4 Republicans vying for secretary of state nomination

May 21, 2022 GMT

MONTGOMERY, Ala. (AP) — Four Republicans are vying for the nomination for Alabama secretary of state, the official responsible for overseeing state elections.

Ed Packard, who worked in the secretary of state’s elections division for nearly 25 years, faces State Auditor Jim Zeigler, state Rep. Wes Allen of Troy, who served nearly a decade as probate judge in Pike County; and Christian Horn, a GOP activist and business owner from Madison County. The primary election will go to a June 21 runoff unless one candidate captures over 50% of the vote on Tuesday. The GOP nominee will face Democrat Pamela J. Laffitte of Mobile in November.

Packard has worked in the elections division of the Secretary of State’s Office for nearly 25 years, helping to administer over 400 elections and training county and city election officials. He said he also worked to defend the state’s photo ID requirements. Maintaining election integrity is a primary function of the office, he said.


Packard said he wants to see stiffer penalties for violating state election laws, noting some of the offenses are only misdemeanors. “There is a $500 fine for littering, a $500 fine for buying a vote. That needs to be changed,” Packard said at a candidate forum hosted by the League of Women Voters of Alabama.

Packard said he would also like to give voters the ability to opt out of the state selling their information to private groups.

Separately, Packard in 2006 reported then-Secretary of State Nancy Worley to the attorney general for soliciting campaign contributions and support from her state employees. Worley later pleaded guilty to a misdemeanor charge.

Allen, a state legislator and a former probate judge of Pike County, is also stressing his experience.

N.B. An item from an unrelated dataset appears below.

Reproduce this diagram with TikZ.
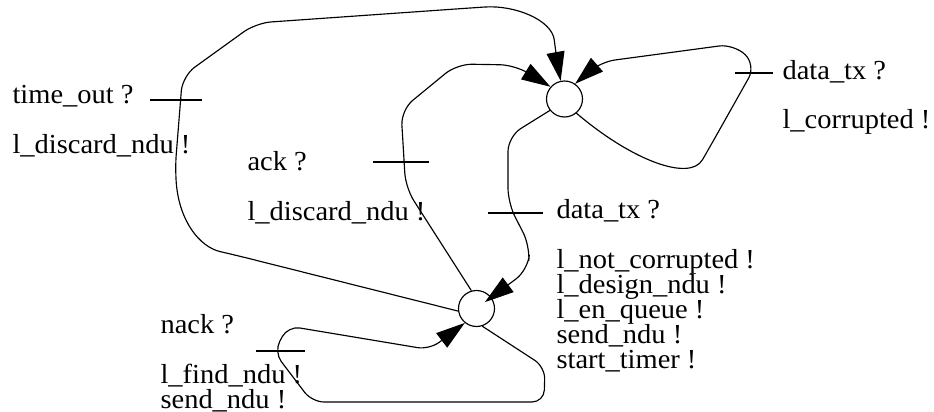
\documentclass[tikz,border=0pt]{standalone}
\usepackage{fontspec}
\setmainfont{Liberation Serif}[FakeStretch=1.035]
\usetikzlibrary{arrows.meta}
\begin{document}
\begin{tikzpicture}[x=1pt,y=-1pt,line width=1.15pt,
  state/.style={circle,draw,minimum size=36pt,inner sep=0pt},
  edge/.style={draw,-{Triangle[length=29pt,width=18pt]}},
  lbl/.style={anchor=base west,inner sep=0pt,font=\fontsize{27.5pt}{25pt}\selectfont},
  tick/.style={draw}]
\useasboundingbox (0,0) rectangle (934,412);

\node[state] (c1) at (564.5,99) {};
\node[state] (c2) at (476.5,308.5) {};

% time_out ? : c2 -> c1
\draw[edge,rounded corners=15pt] (c2.188) -- (235,255) .. controls (200,247) and (180,222) .. (175,170)
  -- (182.5,76) -- (256,23) -- (470,8) .. controls (515,5) and (552,20) .. (556,55) -- (c1.102);
% ack ? : c2 -> c1
\draw[edge,rounded corners=15pt] (c2.106) -- (405.7,188) -- (401,110) -- (457,64) -- (515,65) -- (c1.139);
% data_tx ? : c1 -> c2
\draw[edge,rounded corners=15pt,shorten >=-8pt] (c1.218) -- (508,136.5) -- (508,203) -- (530,246) -- (528,270) -- (c2.37);
% data_tx ? self loop on c1
\draw[edge,rounded corners=15pt] (c1.-50) .. controls (633.6,161.8) and (690,181.3) .. (710,146.7)
  -- (756,65) -- (734,44) -- (600,62) -- (c1.55);
% nack ? self loop on c2
\draw[edge,rounded corners=12pt] (c2.-72) -- (545,367) -- (544,402) -- (312,402) -- (274,352) -- (288,326) -- (429.5,349.6) -- (c2.231);

% transition ticks
\draw[tick] (150,100) -- (202,100);
\draw[tick] (373,162) -- (429,162);
\draw[tick] (488,213) -- (543,213);
\draw[tick] (735,73) -- (773,73);
\draw[tick] (256,351) -- (305,351);

% labels
\node[lbl] (t1) at (12,103) {time\_out ?};
\node[lbl] (t2) at (12,153) {l\_discard\_ndu !};
\node[lbl] (a1) at (247,170) {ack ?};
\node[lbl] (a2) at (247,220) {l\_discard\_ndu !};
\node[lbl] (d1) at (556,218) {data\_tx ?};
\node[lbl] (d2) at (556,268) {l\_not\_corrupted !};
\node[lbl] (d3) at (556,293) {l\_design\_ndu !};
\node[lbl] (d4) at (556,318) {l\_en\_queue !};
\node[lbl] (d5) at (556,343) {send\_ndu !};
\node[lbl] (d6) at (556,368) {start\_timer !};
\node[lbl] (r1) at (782,79) {data\_tx ?};
\node[lbl] (r2) at (782,128) {l\_corrupted !};
\node[lbl] (n1) at (160,333) {nack ?};
\node[lbl] (n2) at (160,383) {l\_find\_ndu !};
\node[lbl] (n3) at (160,408) {send\_ndu !};
\end{tikzpicture}
\end{document}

“I’m the only candidate in the race that’s been a chief election official,” Allen said. He also pointed to his legislative work on election issues. Allen was appointed to serve as a probate judge of Pike County in 2009 by then-Gov. Bob Riley and won election in 2012.

After being elected to the Alabama House of Representatives, he sponsored legislation to ban curbside voting as well as a bill to make it illegal for election offices to accept private donations for voter education, outreach and registration programs.

Alabama was one of several GOP-controlled states that banned such donations — a movement fueled by conservatives’ suspicion about donations by Facebook founder Mark Zuckerberg in 2020 to help offices deal with the coronavirus pandemic. Republicans argued it is needed to protect election integrity; opponents said it would hinder election administration in poor counties and have a chilling effect on efforts to help people register and vote.

Zeigler was elected as state auditor in 2014 and cannot seek re-election because of term limits. The role of state auditor is to keep track of state property. However, Zeigler turned the office into a public platform to weigh in on other state issues, often serving as a gadfly to Republican administrations in the state. Zeigler in 2016 filed an ethics complaint against then-Gov. Robert Bentley, accusing him of misusing state resources after audio leaked of the governor having a romantically charged conversation with a top aide.


“I will move the watchman role I played as state auditor to the secretary of state’s office as a watchman for election integrity,” Zeigler wrote in an email. He said he also wants to focus on the business organizations section and the role the office plays in paperwork for international adoptions.

Horn, a GOP activist and business owner from Madison County, has stressed his outsider status and support for election security measures, such as voter identification requirements. Horn said he wants hand count audits of every election as a means to fight election fraud.

Horn, who is African American, noted his parents and ancestors had to fight for the right to vote, including his World War II veteran grandfather, but he also criticized what he called modern-day “woke politics” as destructive.

“I will lead all people, as a son and grandson of parents who could not vote, and a brain aneurysm survivor who was paralyzed and cared for by women and men of all races, I want to use my platform to be a bridge to bring people together,” Horn said.

Horn is chairman of the Tennessee Valley Republican Club and played football for the University of Michigan.